String host = "r-bp1s1bt2tlq3p1****.redis.rds.aliyuncs.com";
String user = "r-bp1s1bt2tlq3p1****";
String password = "Da****3";
int port = 6379;
// Config RedisURL
RedisURI uri = RedisURI.Builder
.redis(host, port)
.withAuthentication(user, password)
.build();
// Config TCP KeepAlive
SocketOptions socketOptions = SocketOptions.builder()
.keepAlive(KeepAliveOptions.builder()
.enable()
.idle(Duration.ofSeconds(TCP_KEEPALIVE_IDLE))
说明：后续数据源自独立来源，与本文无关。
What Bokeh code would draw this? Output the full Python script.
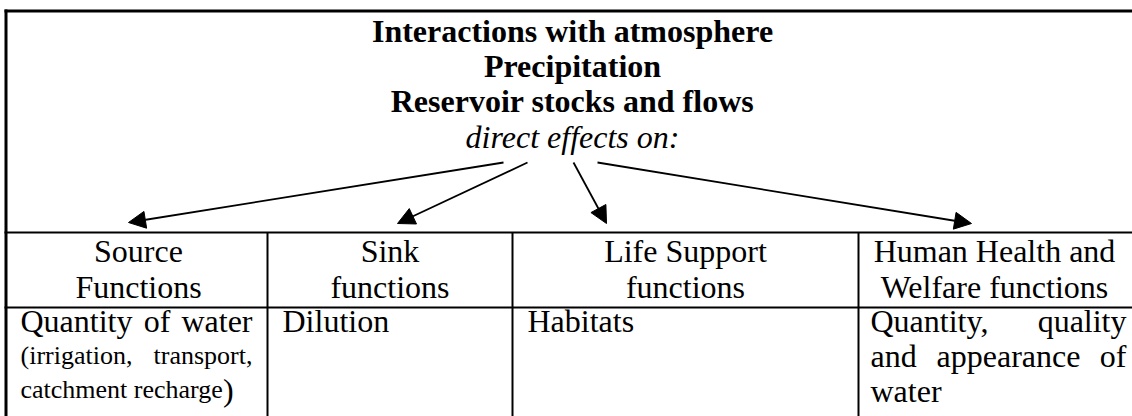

.interval(Duration.ofSeconds(TCP_KEEPALIVE_IDLE/3))
.count(3)
.build())
.tcpUserTimeout(TcpUserTimeoutOptions.builder()
.enable()
.tcpUserTimeout(Duration.ofSeconds(TCP_USER_TIMEOUT))
.build())
.build();
client = RedisClient.create(uri);
client.setOptions(ClientOptions.builder()
.socketOptions(socketOptions)
.build());
connection = client.connect();
RedisCommands<String, String> commands = connection.sync();
System.out.println(commands.set("foo", "bar"));
System.out.println(commands.get("foo"));
// If your application exits and you want to destroy the resources, call this method. Then, the connection is closed, and the resources are released.
connection.close();
client.shutdown();
}
}
4、使用其他SDK例如Jedis等,来规避该类问题。
参考资料
Linux 托管客户端应用程序的 TCP 设置 : https://docs.azure.cn/zh-cn/azure-cache-for-redis/cache-best-practices-connection#tcp-settings-for-linux-hosted-client-applications
Add support for disconnect on timeout to recover early from no RST
packet failures : https://github.com/redis/lettuce/issues/2082#issuecomment-2290496556
当在复杂的环境中面临问题,格物之道需:浊而静之徐清,安以动之徐生。 云中,恰是如此!